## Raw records
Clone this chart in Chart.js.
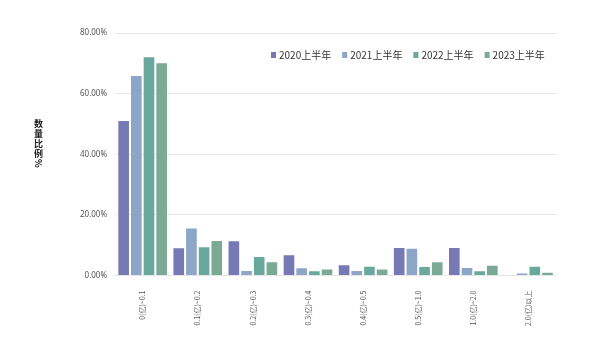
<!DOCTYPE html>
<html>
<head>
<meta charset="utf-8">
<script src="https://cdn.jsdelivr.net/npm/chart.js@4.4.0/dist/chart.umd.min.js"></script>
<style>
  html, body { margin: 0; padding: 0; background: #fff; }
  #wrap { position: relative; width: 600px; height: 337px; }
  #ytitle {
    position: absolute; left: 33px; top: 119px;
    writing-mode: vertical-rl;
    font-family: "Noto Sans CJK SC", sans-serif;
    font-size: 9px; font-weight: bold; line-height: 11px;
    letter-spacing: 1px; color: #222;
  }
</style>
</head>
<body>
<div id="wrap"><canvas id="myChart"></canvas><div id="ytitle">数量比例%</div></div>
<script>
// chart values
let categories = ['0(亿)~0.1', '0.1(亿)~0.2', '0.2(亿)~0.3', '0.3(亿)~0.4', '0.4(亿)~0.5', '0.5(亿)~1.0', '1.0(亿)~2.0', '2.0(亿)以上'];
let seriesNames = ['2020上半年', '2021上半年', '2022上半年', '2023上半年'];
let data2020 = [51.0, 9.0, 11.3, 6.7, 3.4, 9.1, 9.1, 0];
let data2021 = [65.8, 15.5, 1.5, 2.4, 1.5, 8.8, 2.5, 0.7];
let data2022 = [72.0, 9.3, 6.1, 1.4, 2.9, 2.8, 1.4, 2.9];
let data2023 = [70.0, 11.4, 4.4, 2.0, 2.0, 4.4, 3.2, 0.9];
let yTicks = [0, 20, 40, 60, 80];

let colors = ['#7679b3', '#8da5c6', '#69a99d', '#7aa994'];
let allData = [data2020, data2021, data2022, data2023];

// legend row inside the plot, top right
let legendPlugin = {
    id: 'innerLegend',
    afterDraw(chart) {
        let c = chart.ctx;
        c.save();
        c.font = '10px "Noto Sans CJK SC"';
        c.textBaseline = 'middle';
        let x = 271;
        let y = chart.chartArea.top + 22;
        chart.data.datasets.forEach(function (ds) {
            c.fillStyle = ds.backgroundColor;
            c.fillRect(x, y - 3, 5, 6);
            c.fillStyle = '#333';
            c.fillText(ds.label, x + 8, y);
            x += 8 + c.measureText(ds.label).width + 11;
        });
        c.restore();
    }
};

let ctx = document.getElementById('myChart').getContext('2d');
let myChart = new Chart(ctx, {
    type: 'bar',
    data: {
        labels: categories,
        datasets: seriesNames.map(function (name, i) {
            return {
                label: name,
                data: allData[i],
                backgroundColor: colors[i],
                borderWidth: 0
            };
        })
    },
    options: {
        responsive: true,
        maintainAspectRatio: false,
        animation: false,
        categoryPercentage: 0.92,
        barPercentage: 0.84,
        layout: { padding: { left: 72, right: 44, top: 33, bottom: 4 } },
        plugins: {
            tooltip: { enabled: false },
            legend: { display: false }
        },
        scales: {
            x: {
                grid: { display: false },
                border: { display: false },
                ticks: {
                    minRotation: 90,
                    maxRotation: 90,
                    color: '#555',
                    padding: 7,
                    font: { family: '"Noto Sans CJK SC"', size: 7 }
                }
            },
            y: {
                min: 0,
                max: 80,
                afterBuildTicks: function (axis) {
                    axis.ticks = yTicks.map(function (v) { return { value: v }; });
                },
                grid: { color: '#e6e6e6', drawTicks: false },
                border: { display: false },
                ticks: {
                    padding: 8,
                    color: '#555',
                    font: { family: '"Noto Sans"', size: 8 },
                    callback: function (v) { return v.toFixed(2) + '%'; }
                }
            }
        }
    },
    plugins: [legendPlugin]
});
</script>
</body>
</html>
--
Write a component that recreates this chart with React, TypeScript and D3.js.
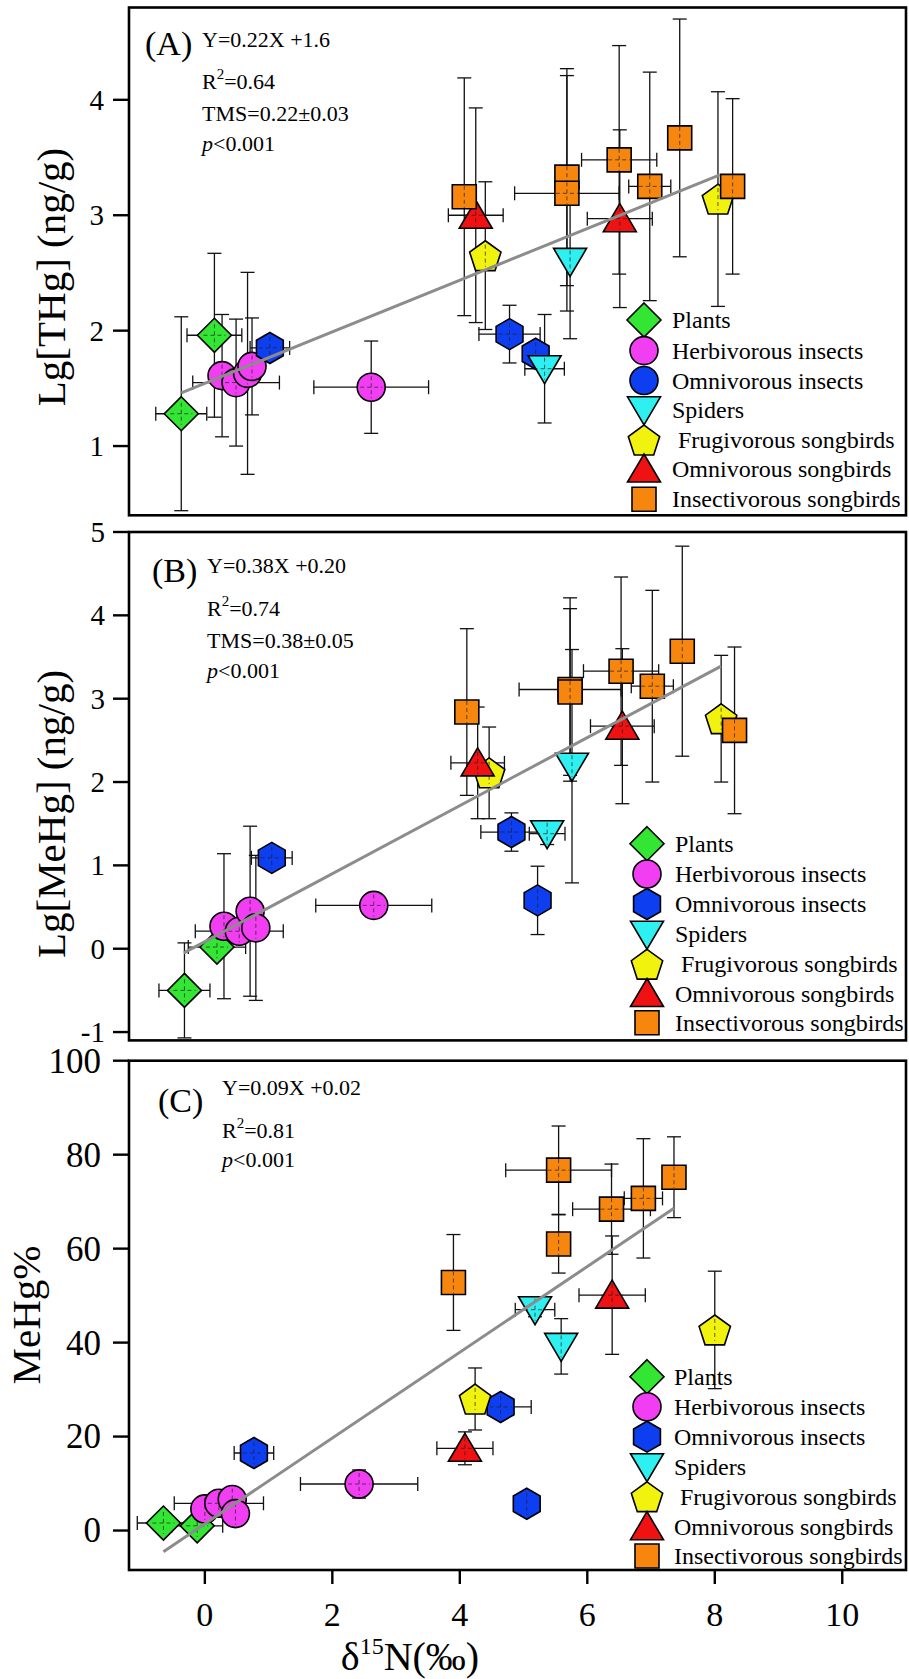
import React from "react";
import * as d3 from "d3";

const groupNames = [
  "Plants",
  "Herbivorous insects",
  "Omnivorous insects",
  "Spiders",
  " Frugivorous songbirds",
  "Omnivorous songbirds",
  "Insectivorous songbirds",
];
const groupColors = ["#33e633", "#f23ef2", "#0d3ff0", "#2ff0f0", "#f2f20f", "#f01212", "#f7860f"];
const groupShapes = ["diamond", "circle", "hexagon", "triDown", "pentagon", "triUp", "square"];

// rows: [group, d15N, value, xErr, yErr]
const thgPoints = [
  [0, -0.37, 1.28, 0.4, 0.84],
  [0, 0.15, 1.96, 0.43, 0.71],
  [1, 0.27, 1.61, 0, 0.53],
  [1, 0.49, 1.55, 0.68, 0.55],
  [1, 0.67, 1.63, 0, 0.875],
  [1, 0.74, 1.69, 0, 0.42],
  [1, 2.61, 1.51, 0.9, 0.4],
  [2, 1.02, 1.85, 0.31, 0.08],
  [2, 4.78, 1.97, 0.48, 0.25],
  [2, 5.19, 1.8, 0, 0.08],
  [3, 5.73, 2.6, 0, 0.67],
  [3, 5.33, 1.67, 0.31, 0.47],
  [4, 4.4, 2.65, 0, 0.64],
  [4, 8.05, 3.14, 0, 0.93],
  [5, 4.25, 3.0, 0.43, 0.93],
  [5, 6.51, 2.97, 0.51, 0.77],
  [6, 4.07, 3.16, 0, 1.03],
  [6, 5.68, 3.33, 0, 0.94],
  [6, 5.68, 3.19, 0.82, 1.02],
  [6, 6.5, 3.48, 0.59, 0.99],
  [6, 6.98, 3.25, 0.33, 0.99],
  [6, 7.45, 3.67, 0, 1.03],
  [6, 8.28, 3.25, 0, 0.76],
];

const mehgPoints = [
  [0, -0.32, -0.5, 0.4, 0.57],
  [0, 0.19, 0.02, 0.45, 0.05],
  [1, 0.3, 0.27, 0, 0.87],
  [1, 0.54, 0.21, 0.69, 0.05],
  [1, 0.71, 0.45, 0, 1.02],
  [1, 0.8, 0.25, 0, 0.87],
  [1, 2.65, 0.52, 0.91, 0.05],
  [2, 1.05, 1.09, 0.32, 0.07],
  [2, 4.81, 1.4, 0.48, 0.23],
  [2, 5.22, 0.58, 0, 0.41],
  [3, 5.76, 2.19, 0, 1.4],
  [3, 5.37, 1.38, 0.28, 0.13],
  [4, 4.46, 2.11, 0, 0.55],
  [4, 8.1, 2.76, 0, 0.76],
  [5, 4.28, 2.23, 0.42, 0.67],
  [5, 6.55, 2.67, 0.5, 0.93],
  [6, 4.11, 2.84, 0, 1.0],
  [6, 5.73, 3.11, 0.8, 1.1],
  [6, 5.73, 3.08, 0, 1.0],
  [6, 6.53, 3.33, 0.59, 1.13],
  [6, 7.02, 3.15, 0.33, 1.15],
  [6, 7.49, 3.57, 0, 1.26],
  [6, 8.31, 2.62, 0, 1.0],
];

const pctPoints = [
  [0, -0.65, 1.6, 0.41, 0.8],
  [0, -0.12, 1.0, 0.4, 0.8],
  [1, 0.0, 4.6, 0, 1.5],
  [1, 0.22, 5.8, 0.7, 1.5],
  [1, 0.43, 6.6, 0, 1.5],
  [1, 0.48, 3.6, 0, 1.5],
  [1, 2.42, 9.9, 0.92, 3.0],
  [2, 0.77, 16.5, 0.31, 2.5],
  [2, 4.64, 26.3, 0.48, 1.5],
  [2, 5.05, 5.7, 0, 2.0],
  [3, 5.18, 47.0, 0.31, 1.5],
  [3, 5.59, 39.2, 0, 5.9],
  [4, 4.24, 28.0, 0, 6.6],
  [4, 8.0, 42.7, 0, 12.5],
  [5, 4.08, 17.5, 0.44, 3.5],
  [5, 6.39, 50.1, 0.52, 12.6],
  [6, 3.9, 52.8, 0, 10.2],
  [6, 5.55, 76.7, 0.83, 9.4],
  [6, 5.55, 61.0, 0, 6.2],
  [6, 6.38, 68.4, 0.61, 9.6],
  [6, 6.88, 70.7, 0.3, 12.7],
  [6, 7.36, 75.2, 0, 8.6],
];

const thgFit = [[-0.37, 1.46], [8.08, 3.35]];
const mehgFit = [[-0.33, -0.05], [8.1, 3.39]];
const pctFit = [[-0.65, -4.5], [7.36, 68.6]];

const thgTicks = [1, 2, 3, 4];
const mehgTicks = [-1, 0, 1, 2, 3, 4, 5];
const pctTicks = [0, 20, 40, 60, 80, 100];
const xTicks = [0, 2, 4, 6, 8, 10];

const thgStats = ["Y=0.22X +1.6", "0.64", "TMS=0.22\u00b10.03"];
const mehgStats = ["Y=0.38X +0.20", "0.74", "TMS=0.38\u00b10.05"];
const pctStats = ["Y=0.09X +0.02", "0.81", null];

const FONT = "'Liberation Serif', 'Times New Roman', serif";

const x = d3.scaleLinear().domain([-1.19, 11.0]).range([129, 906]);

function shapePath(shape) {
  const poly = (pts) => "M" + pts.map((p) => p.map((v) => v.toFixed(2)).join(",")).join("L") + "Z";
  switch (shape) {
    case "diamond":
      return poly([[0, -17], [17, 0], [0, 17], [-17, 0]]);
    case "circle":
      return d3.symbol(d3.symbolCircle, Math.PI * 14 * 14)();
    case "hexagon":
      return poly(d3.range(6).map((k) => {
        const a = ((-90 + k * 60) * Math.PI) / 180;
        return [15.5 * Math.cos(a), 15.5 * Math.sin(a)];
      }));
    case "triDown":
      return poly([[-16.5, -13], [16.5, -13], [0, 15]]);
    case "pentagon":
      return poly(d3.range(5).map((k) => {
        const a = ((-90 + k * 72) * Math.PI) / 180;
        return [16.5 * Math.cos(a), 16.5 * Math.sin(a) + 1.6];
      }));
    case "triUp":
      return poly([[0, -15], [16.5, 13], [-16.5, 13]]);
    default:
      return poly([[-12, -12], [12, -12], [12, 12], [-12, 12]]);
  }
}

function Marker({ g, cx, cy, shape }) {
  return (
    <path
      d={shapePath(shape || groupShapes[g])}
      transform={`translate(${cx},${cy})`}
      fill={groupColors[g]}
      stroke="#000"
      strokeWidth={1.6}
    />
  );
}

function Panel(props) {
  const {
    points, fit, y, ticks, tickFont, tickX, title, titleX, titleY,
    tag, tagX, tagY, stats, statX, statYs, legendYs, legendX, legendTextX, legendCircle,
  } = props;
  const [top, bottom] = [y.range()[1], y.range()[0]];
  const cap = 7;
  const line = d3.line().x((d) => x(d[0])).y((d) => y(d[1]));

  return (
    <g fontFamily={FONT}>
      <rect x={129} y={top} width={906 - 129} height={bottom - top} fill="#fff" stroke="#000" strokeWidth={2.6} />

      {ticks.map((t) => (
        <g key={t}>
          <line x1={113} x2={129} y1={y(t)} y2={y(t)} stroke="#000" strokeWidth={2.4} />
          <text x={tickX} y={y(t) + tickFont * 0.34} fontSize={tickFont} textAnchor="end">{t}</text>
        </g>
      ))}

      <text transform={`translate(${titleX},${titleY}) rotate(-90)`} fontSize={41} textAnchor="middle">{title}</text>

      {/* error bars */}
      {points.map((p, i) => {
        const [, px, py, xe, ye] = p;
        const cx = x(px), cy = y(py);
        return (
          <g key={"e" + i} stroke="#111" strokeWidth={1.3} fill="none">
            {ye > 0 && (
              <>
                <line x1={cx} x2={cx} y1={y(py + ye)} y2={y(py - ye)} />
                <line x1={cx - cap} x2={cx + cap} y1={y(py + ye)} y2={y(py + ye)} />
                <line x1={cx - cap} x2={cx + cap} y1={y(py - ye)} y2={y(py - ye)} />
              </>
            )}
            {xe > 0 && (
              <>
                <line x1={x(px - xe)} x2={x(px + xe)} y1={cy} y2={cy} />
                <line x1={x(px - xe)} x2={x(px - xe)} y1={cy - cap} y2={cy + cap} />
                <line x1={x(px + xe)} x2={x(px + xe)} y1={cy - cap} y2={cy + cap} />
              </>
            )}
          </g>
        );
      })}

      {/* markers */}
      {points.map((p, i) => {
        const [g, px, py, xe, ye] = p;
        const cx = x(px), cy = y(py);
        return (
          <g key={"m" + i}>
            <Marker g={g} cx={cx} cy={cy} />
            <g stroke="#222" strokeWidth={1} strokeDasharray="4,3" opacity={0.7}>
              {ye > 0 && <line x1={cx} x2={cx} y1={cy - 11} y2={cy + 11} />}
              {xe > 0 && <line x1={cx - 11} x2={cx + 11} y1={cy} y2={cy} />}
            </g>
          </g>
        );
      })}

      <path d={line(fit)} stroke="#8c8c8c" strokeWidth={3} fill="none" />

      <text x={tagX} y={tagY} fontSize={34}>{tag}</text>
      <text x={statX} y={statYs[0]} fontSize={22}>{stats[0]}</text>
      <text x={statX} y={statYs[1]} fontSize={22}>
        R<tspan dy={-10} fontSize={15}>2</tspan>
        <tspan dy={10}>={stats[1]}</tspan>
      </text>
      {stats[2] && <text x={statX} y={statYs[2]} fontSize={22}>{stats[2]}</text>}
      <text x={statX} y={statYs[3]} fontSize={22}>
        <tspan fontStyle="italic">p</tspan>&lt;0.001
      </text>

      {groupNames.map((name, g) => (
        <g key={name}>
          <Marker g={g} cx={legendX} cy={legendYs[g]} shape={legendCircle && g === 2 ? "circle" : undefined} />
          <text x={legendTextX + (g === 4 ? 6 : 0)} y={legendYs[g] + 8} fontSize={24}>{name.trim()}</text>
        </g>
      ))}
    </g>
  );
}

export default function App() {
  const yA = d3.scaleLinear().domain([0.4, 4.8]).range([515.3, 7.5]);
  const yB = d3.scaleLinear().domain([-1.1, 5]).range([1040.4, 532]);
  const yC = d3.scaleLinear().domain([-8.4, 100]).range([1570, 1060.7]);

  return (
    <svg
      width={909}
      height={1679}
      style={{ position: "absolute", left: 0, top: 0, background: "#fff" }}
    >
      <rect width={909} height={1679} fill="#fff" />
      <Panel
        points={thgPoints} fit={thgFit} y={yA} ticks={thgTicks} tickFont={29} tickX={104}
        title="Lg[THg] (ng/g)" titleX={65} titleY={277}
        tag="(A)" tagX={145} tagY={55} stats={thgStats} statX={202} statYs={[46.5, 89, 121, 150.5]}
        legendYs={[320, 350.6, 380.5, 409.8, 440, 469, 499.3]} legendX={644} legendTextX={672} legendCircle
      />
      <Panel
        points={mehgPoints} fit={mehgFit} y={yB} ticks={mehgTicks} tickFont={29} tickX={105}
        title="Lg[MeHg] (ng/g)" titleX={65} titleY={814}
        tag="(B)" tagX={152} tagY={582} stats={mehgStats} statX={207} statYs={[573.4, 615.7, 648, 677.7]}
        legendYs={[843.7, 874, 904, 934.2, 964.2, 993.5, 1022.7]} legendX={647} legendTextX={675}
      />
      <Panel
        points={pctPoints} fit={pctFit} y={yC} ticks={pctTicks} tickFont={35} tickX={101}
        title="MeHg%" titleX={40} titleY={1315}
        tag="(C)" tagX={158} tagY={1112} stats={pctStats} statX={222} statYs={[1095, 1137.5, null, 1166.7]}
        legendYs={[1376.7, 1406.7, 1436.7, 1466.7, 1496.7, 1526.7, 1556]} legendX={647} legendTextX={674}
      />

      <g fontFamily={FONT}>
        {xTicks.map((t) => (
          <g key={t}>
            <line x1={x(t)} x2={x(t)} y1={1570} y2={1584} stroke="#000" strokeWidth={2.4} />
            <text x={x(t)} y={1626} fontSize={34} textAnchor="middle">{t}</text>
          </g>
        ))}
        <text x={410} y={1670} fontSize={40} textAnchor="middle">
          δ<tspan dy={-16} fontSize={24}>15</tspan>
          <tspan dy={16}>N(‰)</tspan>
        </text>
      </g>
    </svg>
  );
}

## WHAT THE TASK ASKS
Work out how many lines in the entries hold the string "React". Your answer should consist solely of that number.

## THE ANSWER
2